> Given instruction: Tally how many lines hold the string "matplotlib". Your reply should be that number alone.

> Given data:
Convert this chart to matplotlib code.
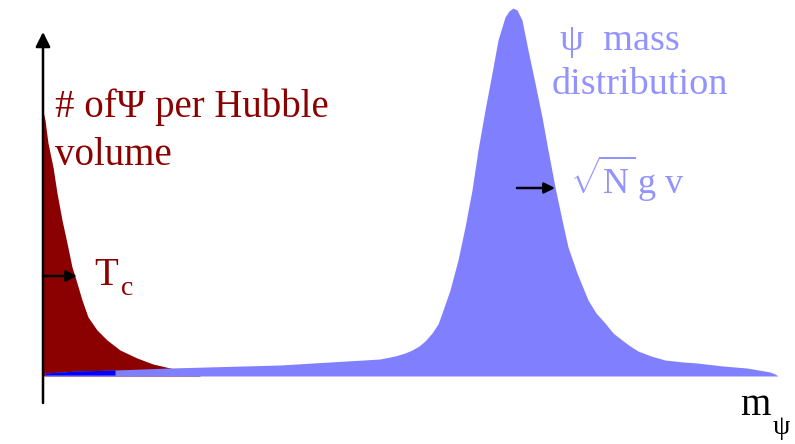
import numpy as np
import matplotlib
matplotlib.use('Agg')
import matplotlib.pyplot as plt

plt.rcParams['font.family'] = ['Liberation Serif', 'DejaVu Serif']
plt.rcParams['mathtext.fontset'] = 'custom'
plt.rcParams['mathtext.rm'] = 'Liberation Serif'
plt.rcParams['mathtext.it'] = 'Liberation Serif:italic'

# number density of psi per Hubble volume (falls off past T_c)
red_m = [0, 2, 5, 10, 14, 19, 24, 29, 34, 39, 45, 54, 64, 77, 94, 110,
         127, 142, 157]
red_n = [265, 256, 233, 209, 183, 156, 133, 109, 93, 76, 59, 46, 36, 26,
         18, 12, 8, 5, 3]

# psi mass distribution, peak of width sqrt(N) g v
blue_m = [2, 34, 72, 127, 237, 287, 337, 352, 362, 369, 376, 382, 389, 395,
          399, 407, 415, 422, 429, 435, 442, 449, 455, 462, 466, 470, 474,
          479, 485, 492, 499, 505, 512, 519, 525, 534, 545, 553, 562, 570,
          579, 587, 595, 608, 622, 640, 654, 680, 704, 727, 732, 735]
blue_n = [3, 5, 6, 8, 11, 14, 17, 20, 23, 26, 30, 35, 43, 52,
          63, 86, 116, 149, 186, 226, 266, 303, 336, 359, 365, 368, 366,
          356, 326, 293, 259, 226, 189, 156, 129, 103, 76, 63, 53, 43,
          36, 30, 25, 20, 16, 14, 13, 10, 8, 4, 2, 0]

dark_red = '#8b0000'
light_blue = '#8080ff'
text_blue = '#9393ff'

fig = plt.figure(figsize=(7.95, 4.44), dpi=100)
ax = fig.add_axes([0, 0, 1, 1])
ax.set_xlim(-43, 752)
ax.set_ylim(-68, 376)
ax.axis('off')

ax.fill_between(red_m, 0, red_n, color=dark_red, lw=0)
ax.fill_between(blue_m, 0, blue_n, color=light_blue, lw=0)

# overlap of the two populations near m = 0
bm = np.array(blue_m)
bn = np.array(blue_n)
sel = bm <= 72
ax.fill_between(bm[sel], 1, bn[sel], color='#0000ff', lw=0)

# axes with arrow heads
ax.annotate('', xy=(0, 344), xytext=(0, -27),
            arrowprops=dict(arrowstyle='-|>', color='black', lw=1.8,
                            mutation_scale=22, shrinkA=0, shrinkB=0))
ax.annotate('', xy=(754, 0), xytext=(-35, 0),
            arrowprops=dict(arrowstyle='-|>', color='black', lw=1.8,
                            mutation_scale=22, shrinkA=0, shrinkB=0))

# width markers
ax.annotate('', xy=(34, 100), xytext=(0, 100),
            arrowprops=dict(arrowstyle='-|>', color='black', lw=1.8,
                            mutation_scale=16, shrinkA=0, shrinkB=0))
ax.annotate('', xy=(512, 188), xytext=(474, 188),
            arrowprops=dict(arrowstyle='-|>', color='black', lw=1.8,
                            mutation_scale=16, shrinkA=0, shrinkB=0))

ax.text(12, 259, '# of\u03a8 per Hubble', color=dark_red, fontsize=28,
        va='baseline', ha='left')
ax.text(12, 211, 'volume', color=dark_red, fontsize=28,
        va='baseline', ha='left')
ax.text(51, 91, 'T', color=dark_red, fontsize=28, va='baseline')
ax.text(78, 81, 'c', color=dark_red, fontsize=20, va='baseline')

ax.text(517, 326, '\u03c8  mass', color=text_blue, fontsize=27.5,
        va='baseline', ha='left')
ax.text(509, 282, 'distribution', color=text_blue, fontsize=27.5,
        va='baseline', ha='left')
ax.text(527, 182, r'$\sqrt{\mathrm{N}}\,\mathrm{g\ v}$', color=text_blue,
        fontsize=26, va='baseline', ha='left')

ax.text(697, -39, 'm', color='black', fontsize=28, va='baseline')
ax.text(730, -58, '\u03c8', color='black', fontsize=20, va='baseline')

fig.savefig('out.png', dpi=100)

> Reply to the exercise: 4